Gold often attracts conspiracy theories when it falls so abruptly, especially on Mondays. Interestingly, in a recent article on Zero Hedge, ABC Bullion out of Sydney, Australia, detailed some of the speculation behind the precious metal's beat-down.
Price manipulation, or a "bear raid," could be a factor. Two weeks ago, gold prices experienced a mini "flash crash" - the first one in 18 months - after five tonnes of the metal appeared on the Shanghai market. Whether front-running or fat fingers are to blame, the sell order for what many are calling a bear raid was initially thought to have originated in China, but we now believe it came from New York City.
Did investors anticipate China's negative flash purchasing managers' index (PMI) last week? China is the largest consumer of gold, and the PMI is a useful leading indicator of commodities demand as well as job growth.

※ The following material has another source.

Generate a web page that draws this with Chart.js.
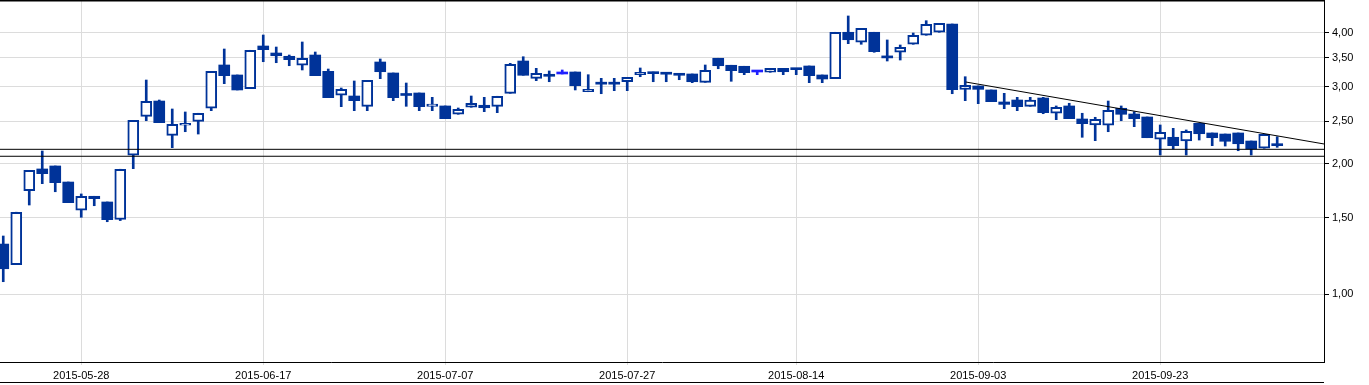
<!DOCTYPE html>
<html>
<head>
<meta charset="utf-8">
<script src="https://cdn.jsdelivr.net/npm/chart.js@4.4.1/dist/chart.umd.min.js"></script>
<style>
  html, body { margin: 0; padding: 0; background: #fff; }
  #wrap { width: 1369px; height: 385px; }
</style>
</head>
<body>
<div id="wrap"><canvas id="priceChart"></canvas></div>
<script>
// daily candles, one per trading day (index 0..98)
const openPrices = [
  1.305, 1.170, 1.732, 1.943, 1.974, 1.813, 1.561, 1.681, 1.631, 1.488,
  2.089, 2.568, 2.785, 2.322, 2.449, 2.501, 2.680, 3.371, 3.197, 2.973,
  3.728, 3.592, 3.530, 3.366, 3.554, 3.260, 2.871, 2.860, 2.708, 3.425,
  3.231, 2.875, 2.906, 2.708, 2.713, 2.596, 2.694, 2.723, 2.708, 2.901,
  3.443, 3.141, 3.202, 3.214, 3.248, 2.926, 3.060, 3.058, 3.085, 3.202,
  3.248, 3.236, 3.219, 3.214, 3.075, 3.493, 3.366, 3.348, 3.248, 3.243,
  3.312, 3.312, 3.353, 3.197, 3.135, 4.009, 3.802, 4.009, 3.510, 3.606,
  3.762, 3.946, 4.009, 4.189, 2.963, 3.016, 2.953, 2.771, 2.800, 2.708,
  2.830, 2.610, 2.713, 2.532, 2.453, 2.449, 2.680, 2.600, 2.559, 2.274,
  2.298, 2.253, 2.475, 2.351, 2.338, 2.351, 2.253, 2.168, 2.209
];
const highPrices = [
  1.362, 1.545, 1.929, 2.137, 1.974, 1.813, 1.702, 1.681, 1.631, 1.940,
  2.514, 3.113, 2.800, 2.670, 2.628, 2.610, 3.260, 3.669, 3.197, 3.644,
  3.952, 3.708, 3.554, 3.808, 3.611, 3.300, 2.984, 3.097, 3.108, 3.480,
  3.231, 3.064, 2.906, 2.840, 2.713, 2.684, 2.860, 2.840, 2.856, 3.401,
  3.522, 3.312, 3.266, 3.283, 3.248, 3.202, 3.141, 3.141, 3.158, 3.318,
  3.248, 3.236, 3.219, 3.214, 3.371, 3.493, 3.366, 3.348, 3.248, 3.312,
  3.312, 3.312, 3.353, 3.197, 4.009, 4.371, 4.094, 4.009, 3.849, 3.748,
  3.994, 4.263, 4.204, 4.189, 3.168, 3.016, 2.953, 2.901, 2.840, 2.840,
  2.840, 2.713, 2.752, 2.610, 2.555, 2.785, 2.713, 2.632, 2.559, 2.453,
  2.410, 2.389, 2.475, 2.351, 2.338, 2.351, 2.253, 2.335, 2.305
];
const lowPrices = [
  1.069, 1.170, 1.605, 1.797, 1.722, 1.625, 1.504, 1.599, 1.469, 1.478,
  1.946, 2.509, 2.483, 2.175, 2.367, 2.338, 2.646, 3.053, 2.953, 2.973,
  3.430, 3.412, 3.358, 3.283, 3.185, 2.835, 2.703, 2.646, 2.646, 3.135,
  2.790, 2.708, 2.646, 2.646, 2.536, 2.596, 2.694, 2.632, 2.618, 2.901,
  3.192, 3.102, 3.085, 3.214, 2.953, 2.926, 2.895, 2.942, 2.942, 3.168,
  3.085, 3.085, 3.118, 3.069, 3.075, 3.305, 3.092, 3.202, 3.202, 3.243,
  3.202, 3.202, 3.069, 3.069, 3.135, 3.774, 3.762, 3.606, 3.443, 3.461,
  3.762, 3.946, 4.009, 2.895, 2.790, 2.746, 2.775, 2.674, 2.646, 2.708,
  2.604, 2.523, 2.536, 2.298, 2.257, 2.367, 2.509, 2.431, 2.293, 2.092,
  2.160, 2.092, 2.265, 2.198, 2.194, 2.140, 2.092, 2.168, 2.179
];
const closePrices = [
  1.145, 1.544, 1.929, 1.895, 1.807, 1.625, 1.681, 1.660, 1.485, 1.940,
  2.514, 2.781, 2.483, 2.462, 2.475, 2.610, 3.260, 3.185, 2.953, 3.644,
  3.656, 3.541, 3.467, 3.493, 3.185, 2.835, 2.963, 2.790, 3.108, 3.253,
  2.835, 2.868, 2.703, 2.741, 2.536, 2.666, 2.752, 2.688, 2.856, 3.383,
  3.192, 3.226, 3.175, 3.214, 3.021, 2.963, 3.045, 3.045, 3.158, 3.243,
  3.219, 3.210, 3.192, 3.085, 3.277, 3.358, 3.271, 3.236, 3.248, 3.312,
  3.253, 3.288, 3.185, 3.130, 4.009, 3.854, 4.094, 3.617, 3.500, 3.702,
  3.946, 4.182, 4.204, 2.957, 3.027, 2.963, 2.775, 2.736, 2.703, 2.800,
  2.618, 2.694, 2.536, 2.470, 2.527, 2.651, 2.596, 2.536, 2.293, 2.360,
  2.198, 2.372, 2.342, 2.293, 2.250, 2.221, 2.160, 2.335, 2.198
];

// axis labels
const tickIndex = [6, 20, 34, 48, 61, 75, 89];
const tickLabels = ['2015-05-28', '2015-06-17', '2015-07-07', '2015-07-27', '2015-08-14', '2015-09-03', '2015-09-23'];
const priceTicks = [1.00, 1.50, 2.00, 2.50, 3.00, 3.50, 4.00];

// drawn lines: two horizontal levels and a falling trend line
const supportLevels = [2.156, 2.078];
const trendIndex = [74.05, 101.6];
const trendPrice = [3.08, 2.218];

const xMin = -0.25, xMax = 101.6;
const yMin = 0.6985, yMax = 4.757;

const navy = '#003399';
const dojiBlue = '#1f1fff';

function candleColor(i) {
  return closePrices[i] === openPrices[i] ? dojiBlue : navy;
}

Chart.defaults.font.family = "'Liberation Sans', Arial, sans-serif";
Chart.defaults.font.size = 11;
Chart.defaults.color = '#000';

const framePlugin = {
  id: 'frame',
  afterDraw(chart) {
    const { ctx, chartArea } = chart;
    ctx.save();
    ctx.strokeStyle = '#000';
    ctx.lineWidth = 1.5;
    ctx.beginPath();
    ctx.moveTo(chartArea.left, 0.75);
    ctx.lineTo(chartArea.right, 0.75);
    ctx.stroke();
    ctx.lineWidth = 1;
    ctx.beginPath();
    ctx.moveTo(chartArea.left, chart.height - 2.5);
    ctx.lineTo(chartArea.right, chart.height - 2.5);
    ctx.stroke();
    ctx.restore();
  }
};

const levelSets = supportLevels.map(level => ({
  type: 'line',
  data: [{ x: xMin, y: level }, { x: xMax, y: level }],
  borderColor: '#000',
  borderWidth: 1,
  pointRadius: 0,
  order: 1
}));

const ctx = document.getElementById('priceChart').getContext('2d');
new Chart(ctx, {
  type: 'bar',
  data: {
    datasets: [
      {
        label: 'wick',
        data: lowPrices.map((l, i) => ({ x: i, y: [l, highPrices[i]] })),
        backgroundColor: c => candleColor(c.dataIndex),
        borderWidth: 0,
        barThickness: 2,
        grouped: false,
        order: 3
      },
      {
        label: 'body',
        data: openPrices.map((o, i) => ({ x: i, y: [o, closePrices[i]] })),
        backgroundColor: c => {
          const i = c.dataIndex;
          if (closePrices[i] > openPrices[i]) return '#fff';
          return candleColor(i);
        },
        borderColor: c => candleColor(c.dataIndex),
        borderWidth: c => closePrices[c.dataIndex] > openPrices[c.dataIndex] ? 2 : 0,
        borderSkipped: false,
        barThickness: 11,
        minBarLength: 2,
        grouped: false,
        order: 2
      },
      ...levelSets,
      {
        type: 'line',
        data: trendIndex.map((x, k) => ({ x, y: trendPrice[k] })),
        borderColor: '#000',
        borderWidth: 1,
        pointRadius: 0,
        order: 1
      }
    ]
  },
  options: {
    responsive: true,
    maintainAspectRatio: false,
    animation: false,
    layout: { padding: 0 },
    plugins: {
      legend: { display: false },
      tooltip: { enabled: false }
    },
    scales: {
      x: {
        type: 'linear',
        min: xMin,
        max: xMax,
        bounds: 'data',
        offset: false,
        grid: { color: '#dcdcdc', tickColor: '#dcdcdc', tickLength: 3, offset: false },
        border: { display: true, color: '#000', width: 1 },
        ticks: {
          autoSkip: false,
          maxRotation: 0,
          padding: 4,
          callback: v => tickLabels[tickIndex.indexOf(v)]
        },
        afterBuildTicks: scale => { scale.ticks = tickIndex.map(v => ({ value: v })); },
        afterFit: scale => {
          scale.height = 23;
          scale.paddingLeft = 0;
          scale.paddingRight = 0;
        }
      },
      y: {
        type: 'logarithmic',
        position: 'right',
        min: yMin,
        max: yMax,
        bounds: 'data',
        grid: { color: '#dcdcdc', tickColor: '#000', tickLength: 5 },
        border: { display: true, color: '#000', width: 1 },
        ticks: {
          padding: 3,
          callback: v => v.toFixed(2).replace('.', ',')
        },
        afterBuildTicks: scale => { scale.ticks = priceTicks.map(v => ({ value: v })); },
        afterFit: scale => {
          scale.width = 45;
          scale.paddingTop = 0;
          scale.paddingBottom = 0;
        }
      }
    }
  },
  plugins: [framePlugin]
});
</script>
</body>
</html>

What about the Greek crisis? This type of debt fear crisis often has the effect of boosting the price of gold, but we didn't see that happen. Did European central banks sell gold down to dampen the psychological impact of the event? Understating the seriousness of the debt crisis may have prevented investors from seeking gold as protection.
Conspiracy theories or not, I believe none of this tarnishes gold's sustainable allure. It's important to look at the two key demand drivers for gold: the Fear Trade and the Love Trade.
The Fear Trade is related to money supply and negative real interest rates. The Love Trade comes from the purchase of gold due to cultural affinity and the rising gross domestic product (GDP) per capita in Asia and the Middle East.
I've always advocated, and continue to advocate, a 10% weighting: 5% in gold stocks and 5% in bullion, then rebalance every year.